FROM THE HINTERLANDS: MODERNISM AND REGIONALISM IN AMERICAN LITERATURE, 1918-1941

Open Access
- Author:
- Gatzemeyer, Jace Patrick
- Graduate Program:
- English
- Degree:
- Doctor of Philosophy
- Document Type:
- Dissertation
- Date of Defense:
- June 24, 2019
- Committee Members:
- Sean X Goudie, Dissertation Advisor/Co-Advisor
Sean X Goudie, Committee Chair/Co-Chair
Janet Wynne Lyon, Committee Member
Robert L. Caserio, Committee Member
Daniel L Letwin, Outside Member - Keywords:
- modernism
regionalism
american literature
american modernism
literary regionalism
new regionalism - Abstract:
- From the Hinterlands: Modernism and Regionalism in American Literature, 1918-1941 argues for renewed attention to American modernist writing that negotiates spatial attachment through the sub-national scale of the region. While literary critics thus far have characterized American regionalist writing as an attempt to either unify or fracture national community, I show that a number of American modernist writers employed a regionalist approach to critique, reimagine, and reinvigorate modern American culture and as a strategy to envision community outside the artificial structures of the sovereign nation-state and the modern metropolis. Considering “modernist regionalism” less as a generic category or a set of ideals and attitudes than as a discourse, a discrete strategy for negotiating, resisting, or reinforcing meanings about particular sub-national places and their inhabitants, I argue that a diverse and diffuse group of modernist writers used regionalism as a framework for rethinking the modern era’s relationship with the past and for restoring a sense of place and community to the peripatetic and deracinated conditions of twentieth-century life. Despite the New Modernist Studies’ “transnational turn,” which has productively opened up modernist literature and culture to diverse locations, movements, and networks beyond the Euro-American metropolitan axis, scholars have been slow to address the modernism of early twentieth-century American regionalism.
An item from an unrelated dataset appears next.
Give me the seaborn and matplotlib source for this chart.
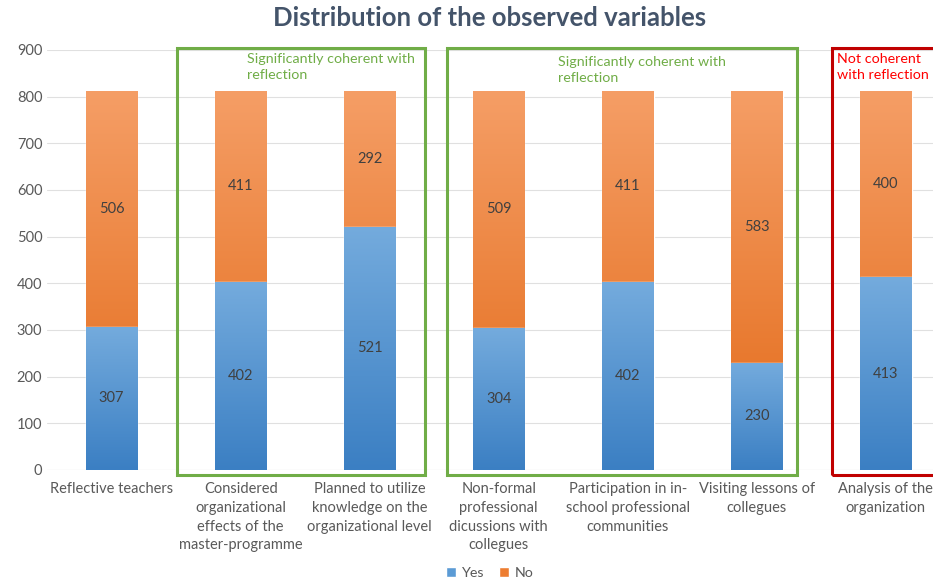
import numpy as np
import pandas as pd
import matplotlib
matplotlib.use("Agg")
import matplotlib.pyplot as plt
import matplotlib.colors as mcolors
from matplotlib.patches import Rectangle, Patch
import seaborn as sns

categories = [
    "Reflective teachers",
    "Considered\norganizational\neffects of the\nmaster-programme",
    "Planned to utilize\nknowledge on the\norganizational level",
    "Non-formal\nprofessional\ndicussions with\ncollegues",
    "Participation in in-\nschool professional\ncommunities",
    "Visiting lessons of\ncollegues",
    "Analysis of the\norganization",
]
yes_values = [307, 402, 521, 304, 402, 230, 413]
no_values = [506, 411, 292, 509, 411, 583, 400]
y_ticks = [0, 100, 200, 300, 400, 500, 600, 700, 800, 900]

sns.set_theme(style="white")
plt.rcParams["font.family"] = ["Lato", "DejaVu Sans"]

df = pd.DataFrame({"cat": categories, "Yes": yes_values, "No": no_values})
df["Total"] = df["Yes"] + df["No"]

fig = plt.figure(figsize=(9.33, 5.8), dpi=100)
ax = fig.add_axes([0.0505, 0.1897, 0.968, 0.7241])

blue_top, blue_bot = "#74abdd", "#3b7fc3"
orange_top, orange_bot = "#f59e66", "#e36a18"

sns.barplot(data=df, x="cat", y="Total", color="#ed7d31", saturation=1,
            width=0.4, ax=ax, zorder=2)
sns.barplot(data=df, x="cat", y="Yes", color="#5b9bd5", saturation=1,
            width=0.4, ax=ax, zorder=3)

ax.set_xlim(-0.5, len(categories) - 0.5)
ax.set_ylim(0, 900)
ax.set_yticks(y_ticks)


def grad_fill(patch, ctop, cbot, z):
    x0, y0 = patch.get_x(), patch.get_y()
    w, h = patch.get_width(), patch.get_height()
    cmap = mcolors.LinearSegmentedColormap.from_list("g", [cbot, ctop])
    grad = np.linspace(0, 1, 256).reshape(-1, 1)
    im = ax.imshow(grad, cmap=cmap, aspect="auto", origin="lower",
                   extent=[x0, x0 + w, y0, y0 + h], zorder=z, interpolation="bicubic")
    im.set_clip_path(patch)


for p in ax.containers[0]:
    grad_fill(p, orange_top, orange_bot, 2.5)
for p in ax.containers[1]:
    grad_fill(p, blue_top, blue_bot, 3.5)
ax.set_xlim(-0.5, len(categories) - 0.5)
ax.set_ylim(0, 900)

for i, (y, n) in enumerate(zip(yes_values, no_values)):
    ax.text(i, y / 2, str(y), ha="center", va="center", fontsize=10.5,
            color="#404040", zorder=5)
    ax.text(i, y + n / 2, str(n), ha="center", va="center", fontsize=10.5,
            color="#404040", zorder=5)

ax.yaxis.grid(True, color="#e0e0e0", linewidth=0.8, zorder=0)
ax.set_axisbelow(True)
for s in ax.spines.values():
    s.set_visible(False)
ax.axhline(0, color="#d9d9d9", linewidth=0.8, zorder=1)
ax.set_xlabel("")
ax.set_ylabel("")
ax.tick_params(axis="both", length=0, labelsize=10.5, colors="#595959")
ax.tick_params(axis="x", pad=9)
for t in ax.get_xticklabels():
    t.set_linespacing(1.42)

# group boxes
green = "#70ad47"
red = "#c00000"
ax.add_patch(Rectangle((0.508, -11), 1.922, 915, fill=False, edgecolor=green,
                       linewidth=2.2, clip_on=False, zorder=6))
ax.add_patch(Rectangle((2.60, -11), 2.71, 915, fill=False, edgecolor=green,
                       linewidth=2.2, clip_on=False, zorder=6))
ax.add_patch(Rectangle((5.585, -11), 1.2, 915, fill=False, edgecolor=red,
                       linewidth=2.2, clip_on=False, zorder=6))
ax.text(1.05, 893, "Significantly coherent with\nreflection", ha="left", va="top",
        fontsize=10.3, color=green, zorder=7, linespacing=1.4)
ax.text(3.46, 887, "Significantly coherent with\nreflection", ha="left", va="top",
        fontsize=10.3, color=green, zorder=7, linespacing=1.4)
ax.text(5.62, 893, "Not coherent\nwith reflection", ha="left", va="top",
        fontsize=10.3, color="#ff0000", zorder=7, linespacing=1.4)

fig.suptitle("Distribution of the observed variables", x=0.525, y=0.99,
             fontsize=18.5, fontweight="bold", color="#44546a")

handles = [Patch(facecolor="#5b9bd5", label="Yes"),
           Patch(facecolor="#ed7d31", label="No")]
fig.legend(handles=handles, loc="lower center", ncol=2, frameon=False,
           bbox_to_anchor=(0.525, -0.02), fontsize=10.3, handlelength=0.7,
           handleheight=0.7, columnspacing=1.0, handletextpad=0.4,
           labelcolor="#595959")

fig.savefig("out.png", dpi=100)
Because modernism is so intimately connected with the urban space, modernist critics have customarily minoritized regional writing either by characterizing it as a residual form of nostalgic nineteenth-century “local color” or by relegating regionalists to discrete geographically-bounded categories. My intervention involves rethinking regionalism as neither a unifying literary tourism nor a heroic resistance to American imperialism; rather, for some American modernist writers, “the region” constituted an alternative to the communal scales of the nation-state and of the metropolis, a substitute for nationalism’s “imagined community” and urbanism’s “blasé outlook.”